Specifically, the bill’s language “directs the [director of national intelligence], in consultation with the Secretary of Defense and the heads of such other agencies … to submit a report within 180 days of the date of enactment of the Act, to the congressional intelligence and armed services committees on unidentified aerial phenomena.” The report must address “observed airborne objects that have not been identified” and should include a “detailed analysis of unidentified phenomena data collected by: a. geospatial intelligence; b. signals intelligence; c. human intelligence; and d. measurement and signals intelligence.”

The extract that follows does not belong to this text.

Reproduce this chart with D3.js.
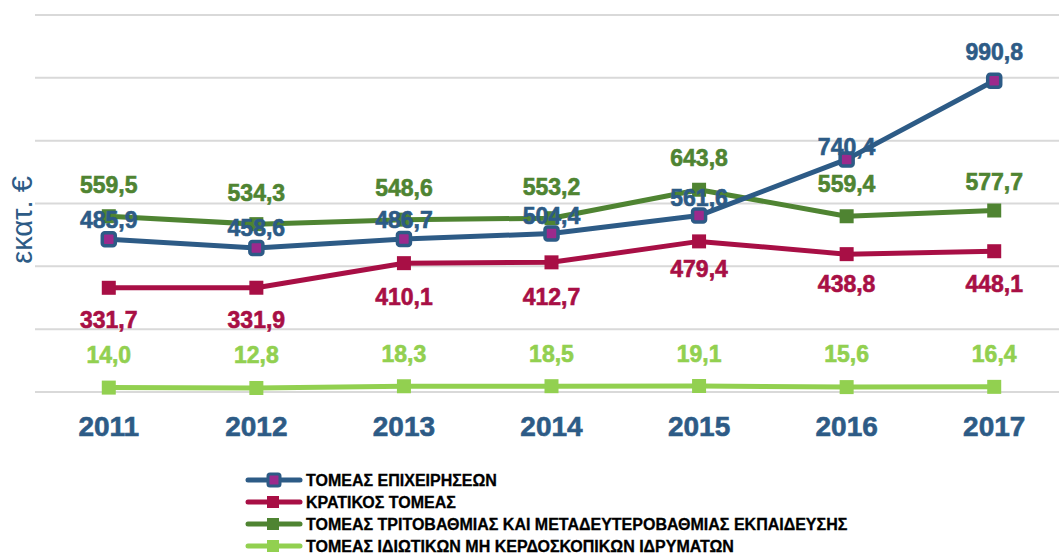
<!DOCTYPE html>
<html>
<head>
<meta charset="utf-8">
<script src="https://cdn.jsdelivr.net/npm/d3@7"></script>
<style>
  body { margin: 0; background: #fff; }
  svg { display: block; font-family: "Liberation Sans", Arial, sans-serif; }
</style>
</head>
<body>
<svg width="1059" height="554"></svg>
<script>
const years = ["2011", "2012", "2013", "2014", "2015", "2016", "2017"];
const business = [485.9, 458.6, 486.7, 504.4, 561.6, 740.4, 990.8];
const government = [331.7, 331.9, 410.1, 412.7, 479.4, 438.8, 448.1];
const higherEd = [559.5, 534.3, 548.6, 553.2, 643.8, 559.4, 577.7];
const privateNonProfit = [14.0, 12.8, 18.3, 18.5, 19.1, 15.6, 16.4];
const seriesNames = [
  "ΤΟΜΕΑΣ ΕΠΙΧΕΙΡΗΣΕΩΝ",
  "ΚΡΑΤΙΚΟΣ ΤΟΜΕΑΣ",
  "ΤΟΜΕΑΣ ΤΡΙΤΟΒΑΘΜΙΑΣ ΚΑΙ ΜΕΤΑΔΕΥΤΕΡΟΒΑΘΜΙΑΣ ΕΚΠΑΙΔΕΥΣΗΣ",
  "ΤΟΜΕΑΣ ΙΔΙΩΤΙΚΩΝ ΜΗ ΚΕΡΔΟΣΚΟΠΙΚΩΝ ΙΔΡΥΜΑΤΩΝ"
];
const yTicks = [0, 200, 400, 600, 800, 1000, 1200];

// styles per series (label offsets in px, relative to the point)
const series = [
  { name: seriesNames[0], values: business, color: "#2d5b86", inner: "#9b2a8c", dy: [-19, -20, -19, -18, -18, -12, -29] },
  { name: seriesNames[1], values: government, color: "#a80f45", dy: [32, 32, 34, 35, 28, 30, 33] },
  { name: seriesNames[2], values: higherEd, color: "#4f8432", dy: [-31, -31, -32, -31, -32, -32, -29] },
  { name: seriesNames[3], values: privateNonProfit, color: "#92d050", dy: [-33, -33, -32, -32, -32, -33, -33] }
];

const svg = d3.select("svg");
const x = d3.scaleBand().domain(years).range([35, 1068]);
const y = d3.scaleLinear().domain([0, 1200]).range([392, 15]);
const fmt = v => d3.format(".1f")(v).replace(".", ",");

// gridlines
svg.append("g")
  .selectAll("line")
  .data(yTicks)
  .join("line")
  .attr("x1", 35).attr("x2", 1059)
  .attr("y1", d => y(d)).attr("y2", d => y(d))
  .attr("stroke", "#d9d9d9").attr("stroke-width", 2);

// x axis labels
const xAxis = svg.append("g")
  .attr("transform", "translate(0,392)")
  .call(d3.axisBottom(x).tickSize(0).tickPadding(24));
xAxis.select(".domain").remove();
xAxis.selectAll("text")
  .attr("font-family", "Liberation Sans, Arial, sans-serif")
  .attr("font-size", 28).attr("font-weight", "bold")
  .attr("fill", "#2d5b86")
  .attr("stroke", "#2d5b86").attr("stroke-width", 0.6);

// y title
svg.append("text")
  .attr("transform", "translate(32,220) rotate(-90)")
  .attr("text-anchor", "middle")
  .attr("font-size", 29)
  .attr("fill", "#2d5b86")
  .text("εκατ. €");

const line = d3.line()
  .x((d, i) => x(years[i]) + x.bandwidth() / 2)
  .y(d => y(d));

// draw order: light green, red, green, blue on top
[3, 1, 2, 0].forEach(k => {
  const s = series[k];
  const g = svg.append("g");
  g.append("path")
    .attr("d", line(s.values))
    .attr("fill", "none")
    .attr("stroke", s.color).attr("stroke-width", 5)
    .attr("stroke-linejoin", "round");
  const pts = g.selectAll("g.pt")
    .data(s.values)
    .join("g")
    .attr("transform", (d, i) => `translate(${x(years[i]) + x.bandwidth() / 2},${y(d)})`);
  if (s.inner) {
    pts.append("rect")
      .attr("x", -6.5).attr("y", -6.5).attr("width", 13).attr("height", 13)
      .attr("rx", 2.5)
      .attr("fill", s.inner).attr("stroke", s.color).attr("stroke-width", 3.5);
  } else {
    pts.append("rect")
      .attr("x", -7).attr("y", -7).attr("width", 14).attr("height", 14)
      .attr("fill", s.color);
  }
});

// data labels
series.forEach(s => {
  svg.append("g")
    .selectAll("text")
    .data(s.values)
    .join("text")
    .attr("x", (d, i) => x(years[i]) + x.bandwidth() / 2)
    .attr("y", (d, i) => y(d) + s.dy[i])
    .attr("dy", "0.35em")
    .attr("text-anchor", "middle")
    .attr("font-size", 23).attr("font-weight", "bold")
    .attr("fill", s.color)
    .attr("stroke", s.color).attr("stroke-width", 0.6)
    .text(d => fmt(d));
});

// legend
const legend = svg.append("g").attr("transform", "translate(248,480)");
series.forEach((s, i) => {
  const row = legend.append("g").attr("transform", `translate(0,${i * 22})`);
  row.append("line")
    .attr("x1", 0).attr("x2", 52)
    .attr("stroke", s.color).attr("stroke-width", 5)
    .attr("stroke-linecap", "round");
  if (s.inner) {
    row.append("rect")
      .attr("x", 20).attr("y", -6).attr("width", 12).attr("height", 12).attr("rx", 2)
      .attr("fill", s.inner).attr("stroke", s.color).attr("stroke-width", 3);
  } else {
    row.append("rect")
      .attr("x", 19).attr("y", -6).attr("width", 12).attr("height", 12)
      .attr("fill", s.color);
  }
  row.append("text")
    .attr("x", 58).attr("dy", "0.35em")
    .attr("font-size", 16).attr("font-weight", "bold")
    .attr("fill", "#000")
    .attr("stroke", "#000").attr("stroke-width", 0.3)
    .text(s.name);
});
</script>
</body>
</html>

Based on that timeline, that report is due in 5 months. But even before then, the U.S. Government started releasing thousands of files.
John Greenwald Jr., who runs the “Black Vault” website, obtained thousands of documents from the Central Intelligence Agency (CIA) through Freedom of Information Act (FOIA) requests. Greenwald has made those files viewable, amounting to over 2,700 pages of content, on his website.
The Black Vault website has a master index of PDF files available for viewing. In all, there are 342 MB of searchable PDF file conversions.
In addition to what was dumped onto the Black Vault website, the CIA also uploaded dozens of downloadable records about UFO sightings around around the world to its FOIA Reading Room. The files there, ranging with titles like “Flying Saucers in Spain and North Africa” to “UFO at Time of Soviet Satellite Failure”, appear to be from the 1940s to the 1990s.
It remains to be seen what more will be shared in the coming weeks and months ahead of the late May deadline imposed by Trump’s bill.